Iraq's Presidential Council reversed itself Wednesday and dropped its objection to a law setting up regional elections that could give Sunni Arabs more political power. The move, which came on the fifth anniversary of the start of the war and two days after a visit to Baghdad by Vice President Cheney, was seen as an important boost to US efforts to promote national reconciliation. The election law was approved by parliament Feb. 27. But it was controversial because it gives the central government – rather than local councils – the right to ask parliament to dismiss provincial governors.

Tight security restrictions went into effect in Israel Wednesday as the Jewish state prepared to celebrate the Purim holiday. But although the measures included the closure of border crossings into the West Bank and Gaza Strip, there were signs that a new cease-fire with Hamas may be near. A senior Defense Ministry official was in Cairo for discussions on the subject with Egyptian mediators, and Israel reportedly has not ruled out a Hamas demand that it be given a presence at crossings to and from Gaza.

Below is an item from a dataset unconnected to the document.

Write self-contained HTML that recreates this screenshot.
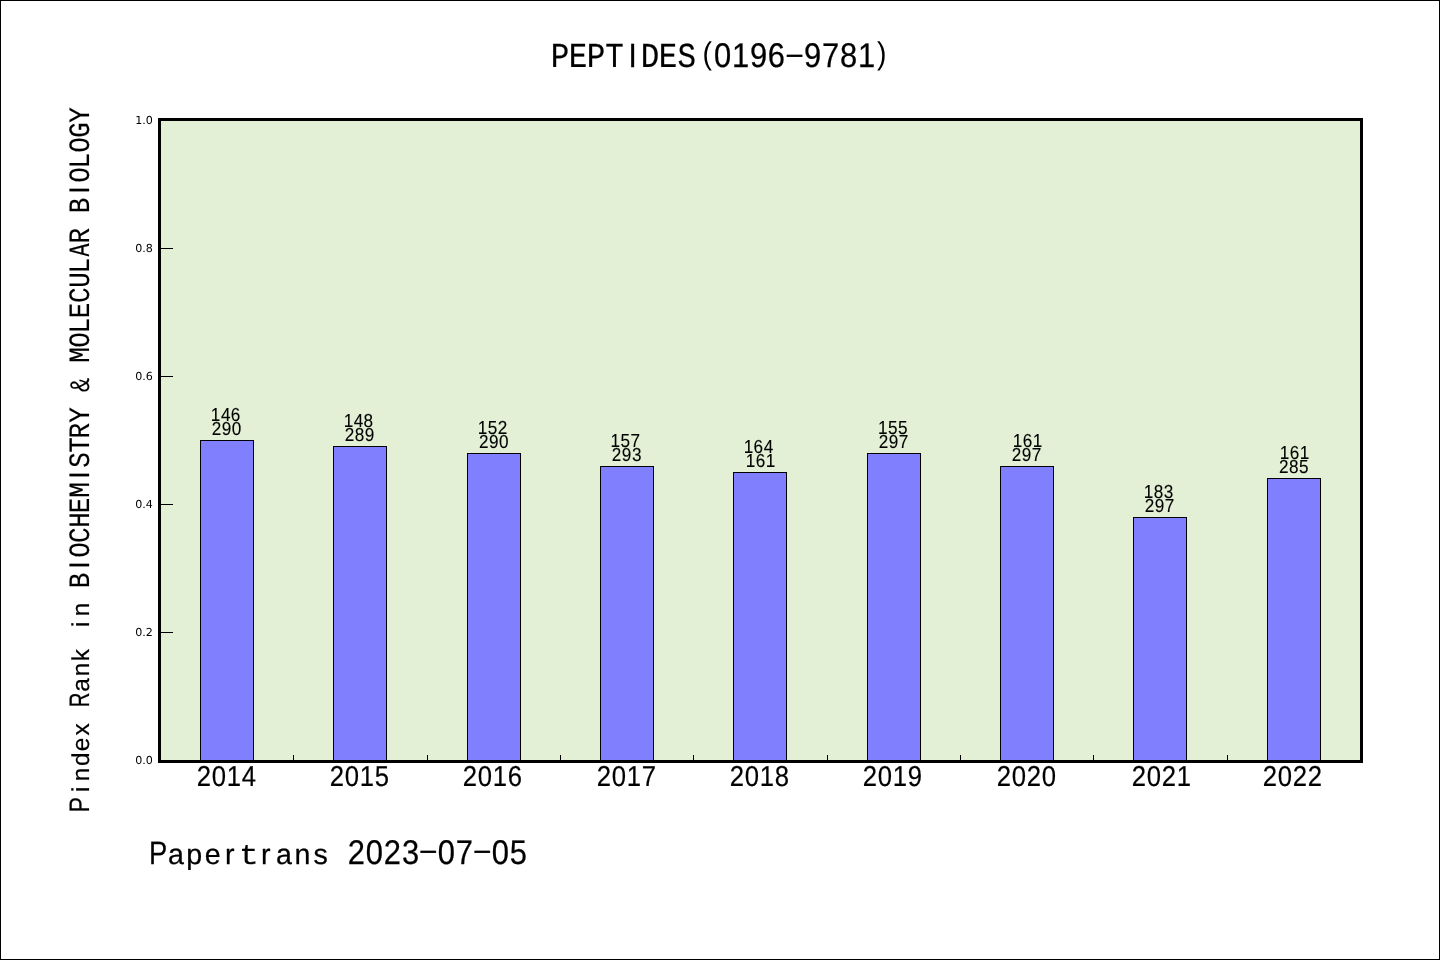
<!DOCTYPE html>
<html lang="en">
<head>
<meta charset="utf-8">
<title>PEPTIDES(0196-9781) - Pindex Rank in BIOCHEMISTRY &amp; MOLECULAR BIOLOGY</title>
<style>
html,body{margin:0;padding:0;background:#fff;}
body{width:1440px;height:960px;overflow:hidden;}
svg{display:block;}
text{fill:#000;text-rendering:geometricPrecision;}
.s{font-family:"Liberation Sans",sans-serif;}
.m{font-family:"Liberation Mono",monospace;}
.yt{font-family:"DejaVu Sans","Liberation Sans",sans-serif;font-size:11.1px;text-rendering:auto;}
</style>
</head>
<body>
<svg width="1440" height="960" viewBox="0 0 1440 960" role="img" aria-label="PEPTIDES(0196-9781): Pindex Rank in BIOCHEMISTRY &amp; MOLECULAR BIOLOGY, 2014 to 2022. Papertrans 2023-07-05">
<rect x="0" y="0" width="1440" height="960" fill="#fff"/>
<rect x="0.5" y="0.5" width="1439" height="959" fill="none" stroke="#000" stroke-width="1"/>
<rect x="159.5" y="119.5" width="1202.0" height="642.0" fill="#e3f0d5"/>
<g stroke="#000" stroke-width="1" fill="none">
<line x1="159.5" y1="761.5" x2="173" y2="761.5"/>
<line x1="159.5" y1="632.5" x2="173" y2="632.5"/>
<line x1="159.5" y1="504.5" x2="173" y2="504.5"/>
<line x1="159.5" y1="376.5" x2="173" y2="376.5"/>
<line x1="159.5" y1="248.5" x2="173" y2="248.5"/>
<line x1="159.5" y1="119.5" x2="173" y2="119.5"/>
<line x1="293.5" y1="761.5" x2="293.5" y2="755"/>
<line x1="427.5" y1="761.5" x2="427.5" y2="755"/>
<line x1="560.5" y1="761.5" x2="560.5" y2="755"/>
<line x1="693.5" y1="761.5" x2="693.5" y2="755"/>
<line x1="827.5" y1="761.5" x2="827.5" y2="755"/>
<line x1="960.5" y1="761.5" x2="960.5" y2="755"/>
<line x1="1093.5" y1="761.5" x2="1093.5" y2="755"/>
<line x1="1227.5" y1="761.5" x2="1227.5" y2="755"/>
</g>
<g fill="#8080ff" stroke="#000" stroke-width="1">
<rect x="200.5" y="440.5" width="53" height="321.0"/>
<rect x="333.5" y="446.5" width="53" height="315.0"/>
<rect x="467.5" y="453.5" width="53" height="308.0"/>
<rect x="600.5" y="466.5" width="53" height="295.0"/>
<rect x="733.5" y="472.5" width="53" height="289.0"/>
<rect x="867.5" y="453.5" width="53" height="308.0"/>
<rect x="1000.5" y="466.5" width="53" height="295.0"/>
<rect x="1133.5" y="517.5" width="53" height="244.0"/>
<rect x="1267.5" y="478.5" width="53" height="283.0"/>
</g>
<rect x="159.5" y="119.5" width="1202.0" height="642.0" fill="none" stroke="#000" stroke-width="3"/>
<g class="yt" text-anchor="end">
<text x="152.9" y="764">0.0</text>
<text x="152.9" y="636">0.2</text>
<text x="152.9" y="508">0.4</text>
<text x="152.9" y="380">0.6</text>
<text x="152.9" y="252">0.8</text>
<text x="152.9" y="124">1.0</text>
</g>
<g>
<text class="s" transform="translate(196.40,785.80) scale(0.8920,1)" font-size="28.80" text-anchor="middle" x="8.41 25.22 42.04 58.95" stroke="#000" stroke-width="0.2">2014</text>
<text class="s" transform="translate(329.40,785.80) scale(0.8920,1)" font-size="28.80" text-anchor="middle" x="8.41 25.22 42.04 58.88" stroke="#000" stroke-width="0.2">2015</text>
<text class="s" transform="translate(462.40,785.80) scale(0.8920,1)" font-size="28.80" text-anchor="middle" x="8.41 25.22 42.04 58.76" stroke="#000" stroke-width="0.2">2016</text>
<text class="s" transform="translate(596.40,785.80) scale(0.8920,1)" font-size="28.80" text-anchor="middle" x="8.41 25.22 42.04 58.84" stroke="#000" stroke-width="0.2">2017</text>
<text class="s" transform="translate(729.40,785.80) scale(0.8920,1)" font-size="28.80" text-anchor="middle" x="8.41 25.22 42.04 58.86" stroke="#000" stroke-width="0.2">2018</text>
<text class="s" transform="translate(862.40,785.80) scale(0.8920,1)" font-size="28.80" text-anchor="middle" x="8.41 25.22 42.04 58.86" stroke="#000" stroke-width="0.2">2019</text>
<text class="s" transform="translate(996.40,785.80) scale(0.8920,1)" font-size="28.80" text-anchor="middle" x="8.41 25.22 42.04 58.86" stroke="#000" stroke-width="0.2">2020</text>
<text class="s" transform="translate(1131.40,785.80) scale(0.8920,1)" font-size="28.80" text-anchor="middle" x="8.41 25.22 42.04 58.86" stroke="#000" stroke-width="0.2">2021</text>
<text class="s" transform="translate(1262.40,785.80) scale(0.8920,1)" font-size="28.80" text-anchor="middle" x="8.41 25.22 42.04 58.86" stroke="#000" stroke-width="0.2">2022</text>
</g>
<g>
<text class="s" transform="translate(210.60,420.70) scale(0.9120,1)" font-size="18.80" text-anchor="middle" x="5.48 16.51 27.35" stroke="#000" stroke-width="0.1">146</text>
<text class="s" transform="translate(211.60,434.90) scale(0.9120,1)" font-size="18.80" text-anchor="middle" x="5.48 16.45 27.41" stroke="#000" stroke-width="0.1">290</text>
<text class="s" transform="translate(343.40,426.70) scale(0.9120,1)" font-size="18.80" text-anchor="middle" x="5.48 16.51 27.41" stroke="#000" stroke-width="0.1">148</text>
<text class="s" transform="translate(344.50,440.90) scale(0.9120,1)" font-size="18.80" text-anchor="middle" x="5.48 16.45 27.42" stroke="#000" stroke-width="0.1">289</text>
<text class="s" transform="translate(477.50,433.70) scale(0.9120,1)" font-size="18.80" text-anchor="middle" x="5.48 16.47 27.41" stroke="#000" stroke-width="0.1">152</text>
<text class="s" transform="translate(478.80,447.90) scale(0.9120,1)" font-size="18.80" text-anchor="middle" x="5.48 16.45 27.41" stroke="#000" stroke-width="0.1">290</text>
<text class="s" transform="translate(610.30,446.70) scale(0.9120,1)" font-size="18.80" text-anchor="middle" x="5.48 16.47 27.40" stroke="#000" stroke-width="0.1">157</text>
<text class="s" transform="translate(611.60,460.90) scale(0.9120,1)" font-size="18.80" text-anchor="middle" x="5.48 16.45 27.47" stroke="#000" stroke-width="0.1">293</text>
<text class="s" transform="translate(743.40,452.70) scale(0.9120,1)" font-size="18.80" text-anchor="middle" x="5.48 16.38 27.47" stroke="#000" stroke-width="0.1">164</text>
<text class="s" transform="translate(745.60,466.90) scale(0.9120,1)" font-size="18.80" text-anchor="middle" x="5.48 16.38 27.41" stroke="#000" stroke-width="0.1">161</text>
<text class="s" transform="translate(877.70,433.70) scale(0.9120,1)" font-size="18.80" text-anchor="middle" x="5.48 16.47 27.43" stroke="#000" stroke-width="0.1">155</text>
<text class="s" transform="translate(878.50,447.90) scale(0.9120,1)" font-size="18.80" text-anchor="middle" x="5.48 16.45 27.40" stroke="#000" stroke-width="0.1">297</text>
<text class="s" transform="translate(1012.60,446.70) scale(0.9120,1)" font-size="18.80" text-anchor="middle" x="5.48 16.38 27.41" stroke="#000" stroke-width="0.1">161</text>
<text class="s" transform="translate(1011.60,460.90) scale(0.9120,1)" font-size="18.80" text-anchor="middle" x="5.48 16.45 27.40" stroke="#000" stroke-width="0.1">297</text>
<text class="s" transform="translate(1143.40,497.70) scale(0.9120,1)" font-size="18.80" text-anchor="middle" x="5.48 16.45 27.47" stroke="#000" stroke-width="0.1">183</text>
<text class="s" transform="translate(1144.60,511.90) scale(0.9120,1)" font-size="18.80" text-anchor="middle" x="5.48 16.45 27.40" stroke="#000" stroke-width="0.1">297</text>
<text class="s" transform="translate(1279.50,458.70) scale(0.9120,1)" font-size="18.80" text-anchor="middle" x="5.48 16.38 27.41" stroke="#000" stroke-width="0.1">161</text>
<text class="s" transform="translate(1278.70,472.90) scale(0.9120,1)" font-size="18.80" text-anchor="middle" x="5.48 16.45 27.43" stroke="#000" stroke-width="0.1">285</text>
</g>
<g>
<text class="m" transform="translate(551.50,67.10) scale(0.8800,1)" font-size="35.00" text-anchor="middle" x="9.78 30.21 50.69 71.60 92.05 112.00 132.48 153.60" stroke="#000" stroke-width="0.2">PEPT<tspan class="s" font-size="33.60" stroke-width="0.4">I</tspan>DES</text><text class="s" transform="translate(695.50,67.25) scale(0.9000,1)" font-size="34.30" text-anchor="middle" x="13.11 30.00 50.00 70.01 89.88 110.00 130.01 149.98 170.00 190.00 206.89" stroke="#000" stroke-width="0.25"><tspan font-size="31.56" stroke="none" dy="-3.41">(</tspan><tspan dy="3.41">0</tspan>196<tspan font-size="26.75" textLength="22.92" lengthAdjust="spacingAndGlyphs" dy="-4.74">-</tspan><tspan dy="4.74">9</tspan>781<tspan font-size="31.56" stroke="none" dy="-3.41">)</tspan></text>
</g>
<g>
<text class="s" transform="translate(88.80,811.90) rotate(-90) scale(1.0000,1)" font-size="24.40" text-anchor="middle" x="7.17 22.51 37.48 52.77 67.52 82.49 97.50 112.14 126.98 142.48 156.66 172.50 187.51 202.48" stroke="#000" stroke-width="0.2"><tspan font-size="28.20" textLength="15.23" lengthAdjust="spacingAndGlyphs">P</tspan>index <tspan font-size="28.20" textLength="14.78" lengthAdjust="spacingAndGlyphs">R</tspan>ank in</text>
<text class="m" transform="translate(88.80,587.50) rotate(-90) scale(0.8800,1)" font-size="29.50" text-anchor="middle" x="7.91 25.57 42.62 59.47 76.71 93.35 110.80 127.84 145.04 161.94 178.19 196.03 213.07 229.88 247.16 264.21 281.26 297.52 314.94 332.20 349.45 365.70 383.53 399.78 417.61 434.05 451.70 468.76 485.02 502.85 519.98 536.94" stroke="#000" stroke-width="0.15">B<tspan class="s" font-size="28.20" stroke-width="0.35">I</tspan>OCHEM<tspan class="s" font-size="28.20" stroke-width="0.35">I</tspan>STRY <tspan class="s" font-size="27.00" textLength="16.24" lengthAdjust="spacingAndGlyphs">&amp;</tspan> MOLECUL<tspan textLength="14.67" lengthAdjust="spacingAndGlyphs">A</tspan>R B<tspan class="s" font-size="28.20" stroke-width="0.35">I</tspan>OLOGY</text>
</g>
<g>
<text class="s" transform="translate(149.60,863.80) scale(1.0000,1)" font-size="28.60" text-anchor="middle" x="8.60 26.39 44.68 63.03 80.29 99.18 116.29 134.39 152.98 171.12" stroke="#000" stroke-width="0.25"><tspan font-size="32.50" textLength="18.27" lengthAdjust="spacingAndGlyphs">P</tspan>aper<tspan class="m" textLength="19.79" lengthAdjust="spacingAndGlyphs" stroke-width="0.15">t</tspan>rans</text>
<text class="s" transform="translate(347.40,864.20) scale(0.9000,1)" font-size="34.30" text-anchor="middle" x="10.00 30.00 50.00 70.10 90.00 110.00 129.98 150.00 170.00 190.03" stroke="#000" stroke-width="0.25">2023<tspan font-size="26.75" textLength="22.92" lengthAdjust="spacingAndGlyphs" dy="-4.74">-</tspan><tspan dy="4.74">0</tspan>7<tspan font-size="26.75" textLength="22.92" lengthAdjust="spacingAndGlyphs" dy="-4.74">-</tspan><tspan dy="4.74">0</tspan>5</text>
</g>
</svg>
</body>
</html>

Neighbors Bulgaria, Hungary, and Croatia jointly announced their recognition of Kosovo's independence Wednesday, a move that Serbian leaders acknowledged "with sadness." Canada also extended recognition Tuesday. Against that backdrop, UN police returned to their base in the Serb stronghold of Kosova Mitrovica, which they were forced to flee earlier this week amid the worst rioting so far over independence.

By unanimous vote, members of parliament in Kenya approved the power-sharing deal between President Mwai Kibaki and opposition leader Raila Odinga. Odinga probably will take his oath of office as prime minister "within days," sources said. But analysts noted that the enabling legislation allows for their coalition government to be dissolved if either party decides to withdraw. In such a case, there is no provision for a new election.

After five weeks of treatment for his wounds, East Timor President Jose Ramos-Horta left a hospital Wednesday, recalling for the first time in public the details of his attempted assassination. Ramos-Horta, who was flown to Darwin, Australia, for emergency surgery Feb. 11, will remain there for an undetermined time as his recovery continues, reports said. Above, hospital staffers pose with him as their director presents a parting gift.

For the third time since December, public services across Greece ground to a halt Wednesday as millions of people walked off their jobs to protest reform of the debt-ridden state pension system. A rally by opponents in Athens drew an estimated 100,000 marchers, some of whom fought with police; about 8,000 more turned out for a peaceful demonstration in Thessaloniki. Parliament is scheduled to vote Thursday on measures that would raise the retirement age for women and offer incentives to keep job-holders working longer.

Eminent science fiction writer Sir Arthur Clarke, who died early Wednesday in Sri Lanka, his adopted home, was one of the first visionaries to suggest the use of orbiting communications satellites and to predict a manned landing on the moon. He is perhaps best known for the hugely popular 1968 motion picture "2001: A Space Odyssey," which was based on a story he wrote two decades earlier. His final novel, "The Last Theorem," was completed earlier this month and will be published posthumously.

Sport Relief, a charity that assists disadvantaged people around the world, received an anonymous one-time pledge of $11 million in its annual appeal for donations, news outlets in Britain reported. The BBC said the gift is believed to be the largest in the history of telethons there. In all, the 2008 campaign raised more than $40 million, its organizers said.